Considérant qu’aux termes de l’article 10 du code de déontologie médicale dans sa rédaction en vigueur au moment des faits, issue du décret susvisé du 28 juin 1979 : « Le médecin ne peut aliéner son indépendance professionnelle sous quelque forme que ce soit » ; qu’aux termes de l’article 49 du même code : « La délivrance d’un rapport tendancieux ou d’un certificat de complaisance est interdite » ;

Considérant que pour confirmer la sanction infligée à M. GUBLER la section disciplinaire a retenu à sa charge le fait d’avoir, pendant la période où il était médecin personnel du Président Mitterrand de 1981 à 1994, rédigé et signé à la demande de celui-ci des bulletins de santé dont le caractère incomplet, inexact ou tendancieux n’est pas contesté ; qu’en estimant que la circonstance que M. GUBLER aurait ainsi agi pour se conformer à la demande expresse du Président de la République et en considération de la « raison d’État », n’était pas de nature à l’autoriser à aliéner son indépendance professionnelle, la section disciplinaire du Conseil national de l’Ordre des médecins n’a pas méconnu les dispositions précitées du code de déontologie médicale ;

Sur le moyen tiré de l’inexacte application des dispositions de l’article 4 du code de déontologie médicale :

Considérant qu’aux termes de l’article 4 du code de déontologie médicale dans sa rédaction en vigueur au moment de la publication de l’ouvrage de M. GUBLER et issue du décret du 6 septembre 1995 susvisé : « Le secret professionnel, institué dans l’intérêt des patients, s’impose à tout médecin dans les conditions établies par la loi.
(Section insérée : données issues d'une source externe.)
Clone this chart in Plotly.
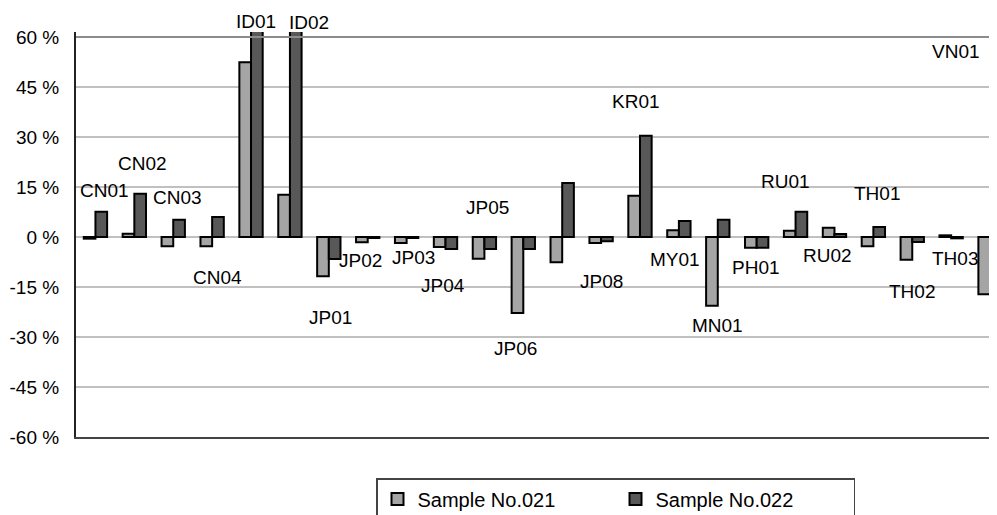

Le secret couvre tout ce qui est venu à la connaissance du médecin dans l’exercice de sa profession, c’est-à-dire non seulement ce qui lui a été confié, mais aussi ce qu’il a vu, entendu et compris. » ;

Considérant que la section disciplinaire du Conseil national de l’Ordre des médecins a également retenu à la charge de M. GUBLER le fait d’avoir, quelques jours après la mort de M. François Mitterrand publié un livre contenant « ...des informations nombreuses, précises et détaillées sur l’état de santé de celui-ci et de sa vie intime et familiale dont il avait eu connaissance en sa qualité de médecin traitant... » ; que l’obligation de secret professionnel qui s’impose au médecin ne saurait être levée par la circonstance que le patient aurait lui-même publiquement fait part de son état de santé ou de certains aspects de sa vie privée ou que les informations susceptibles d’être diffusées seraient de nature à intéresser l’ensemble des Français au titre de l’histoire de France ; qu’ainsi la section disciplinaire du Conseil national de l’Ordre des médecins n’a pas commis d’erreur de droit en estimant que M. GUBLER avait méconnu l’article 4 précité du code de déontologie médicale ;

Considérant qu’il résulte de tout ce qui précède que M. GUBLER n’est pas fondé à demander l’annulation de la décision attaquée ;

D É C I D E :

Article 1er : La requête de M. GUBLER est rejetée.

Article 2 : La présente décision sera notifiée à M. Claude GUBLER au Conseil national de l’Ordre des médecins, au Conseil départemental de l’Ordre des médecins de la ville de Paris et au ministre de l’emploi et de la solidarité.